The Devil visits Kærsgaard
Having offended the Lord our God by burying her dog in the hallowed ground of the churchyard, estate owner Anna Trolle finds herself cursed.
Around Christmas in 1723, the local priest is busy making the sign of the cross in front of all the windows at Kærsgaard Manor. Or so legend would have it.
Anna Nielsdatter Trolle, the aged estate owner, has brought the priest in to keep the Devil from her door. She knows that she is fated to die on Christmas night, and she knows the Devil will come for her. And she knows why.
The dog’s grave
Anna Trolle has otherwise been a good, industrious estate owner for 48 years. She has established a school, and as a farmer she has been so far-sighted as to have sent two farm labourers to Germany to learn how to grow hops. Her actions result in her land becoming a leading area for hop cultivation.

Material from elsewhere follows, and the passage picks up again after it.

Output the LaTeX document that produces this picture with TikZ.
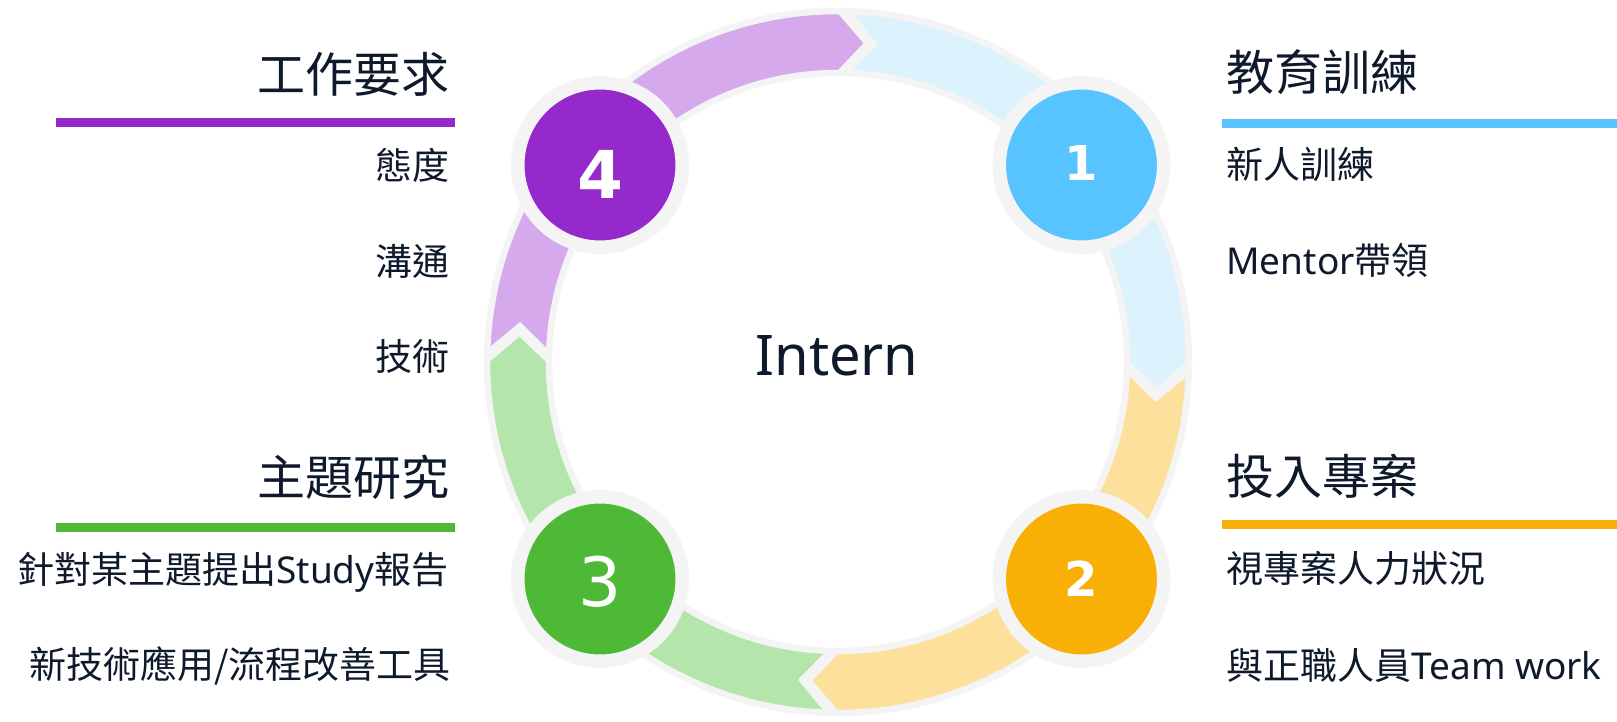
\documentclass[tikz,border=0pt]{standalone}
\usepackage{fontspec}
\setmainfont{Noto Sans}
\newfontfamily\cjk{Noto Sans CJK TC}
\newfontfamily\numfont{DejaVu Sans}
\usepackage{tikz}
\usetikzlibrary{calc}
\usepackage{xcolor}

\definecolor{ink}{HTML}{0E1A2B}
\definecolor{ringgray}{HTML}{F4F4F4}
\definecolor{blue1}{HTML}{57C4FF}
\definecolor{blue2}{HTML}{DCF2FD}
\definecolor{orange1}{HTML}{F8B006}
\definecolor{orange2}{HTML}{FCE09B}
\definecolor{green1}{HTML}{4DB937}
\definecolor{green2}{HTML}{B4E5AB}
\definecolor{purple1}{HTML}{9629CB}
\definecolor{purple2}{HTML}{D5A9EC}

\newcommand{\zh}[1]{{\cjk #1}}

\tikzset{
  numcirc/.style={circle, draw=ringgray, line width=6.75pt, minimum size=82.25pt, inner sep=0pt, text height=0pt, text depth=0pt, text=white, font=\numfont\bfseries\fontsize{24}{24}\selectfont},
  headtxt/.style={inner sep=0pt, text=ink, text height=20pt, text depth=1.7pt, font=\fontsize{24}{28}\selectfont},
  itemtxt/.style={inner sep=0pt, text=ink, text height=15.4pt, text depth=1.3pt, font=\fontsize{18.5}{22}\selectfont},
  bar/.style={line width=4.5pt},
}

\begin{document}
\begin{tikzpicture}[x=0.5pt, y=0.5pt]
\useasboundingbox (0,0) rectangle (1617,722);

\coordinate (c) at (838,360);

% ring of four arrows, clockwise
\foreach \a/\col in {180/purple2, 90/blue2, 0/orange2, -90/green2}{
  \filldraw[fill=\col, draw=ringgray, line width=3.25pt]
    ($(c)+(\a-1.4:351)$) arc[start angle=\a-1.4, end angle=\a-90.35, radius=351]
    -- ($(c)+(\a-95.35:320)$) -- ($(c)+(\a-90.35:289)$)
    arc[start angle=\a-90.35, end angle=\a-1.4, radius=289]
    -- ($(c)+(\a-6.4:320)$) -- cycle;
}

\node[numcirc, fill=blue1] (k1) at (1081.5,557) {\raisebox{-8pt}{1}};
\node[numcirc, fill=orange1] (k2) at (1081.5,143) {\raisebox{-9pt}{2}};
\node[numcirc, fill=green1, font=\numfont\fontsize{34}{34}\selectfont] (k3) at (600,143) {\raisebox{-14pt}{3}};
\node[numcirc, fill=purple1, font=\numfont\bfseries\fontsize{33}{33}\selectfont] (k4) at (600,557) {\raisebox{-17pt}{4}};

\node[text=ink, font=\fontsize{28}{30}\selectfont] (intern) at (837,366) {Intern};

% right side
\node[headtxt, anchor=west] (t1) at (1226,649.5) {\zh{教育訓練}};
\coordinate (b1a) at (1222,598.5);
\coordinate (b1b) at (1617,598.5);
\draw[bar, blue1] (b1a) -- (b1b);
\node[itemtxt, anchor=west] (t1a) at (1226,558) {\zh{新人訓練}};
\node[itemtxt, anchor=west] (t1b) at (1226,462) {Mentor\zh{帶領}};

\node[headtxt, anchor=west] (t2) at (1226,246) {\zh{投入專案}};
\coordinate (b2a) at (1222,197.5);
\coordinate (b2b) at (1617,197.5);
\draw[bar, orange1] (b2a) -- (b2b);
\node[itemtxt, anchor=west] (t2a) at (1226,154) {\zh{視專案人力狀況}};
\node[itemtxt, anchor=west] (t2b) at (1226,57) {\zh{與正職人員}Team work};

% left side
\node[headtxt, anchor=east] (t4) at (450,648) {\zh{工作要求}};
\coordinate (b4a) at (56,599.5);
\coordinate (b4b) at (455,599.5);
\draw[bar, purple1] (b4a) -- (b4b);
\node[itemtxt, anchor=east] (t4a) at (450,557) {\zh{態度}};
\node[itemtxt, anchor=east] (t4b) at (450,461) {\zh{溝通}};
\node[itemtxt, anchor=east] (t4c) at (450,366) {\zh{技術}};

\node[headtxt, anchor=east] (t3) at (450,244.5) {\zh{主題研究}};
\coordinate (b3a) at (56,194.5);
\coordinate (b3b) at (455,194.5);
\draw[bar, green1] (b3a) -- (b3b);
\node[itemtxt, anchor=east] (t3a) at (449,153) {\zh{針對某主題提出}Study\zh{報告}};
\node[itemtxt, anchor=east] (t3b) at (451,58) {\zh{新技術應用/流程改善工具}};

\end{tikzpicture}
\end{document}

She also has a dog that she loves so dearly that she wants it buried in the churchyard. The priest initially refuses, but the lady of the manor insists.
The original grave is identified and her pet’s body is disinterred. Her beloved dog is then given its own burial mound at Kærsgaard, topped with a fine cross. The mound is known as Korshøj today, but it is sometimes also called Hundehøj (Dog Mound).
The Devil whips up a storm
Anna Nielsdatter Trolle is not fated to ascend to heaven, the Devil himself will come for her. She knows this to be true. That is why, before that fateful night, she has the priest make the sign of the cross in front of all the windows.
On Christmas night, the trees begin to rustle as a storm brews up over the estate. With a crash, a giant ash tree topples over, smashing a hole into Lady Trolle’s bedroom. In flies the Devil and carries the old lady away.
Legend has it that when the servants look in on their aged mistress the following morning, they find the bed full of dust. So the Lady’s coffin has to be filled with stones instead of her dead body.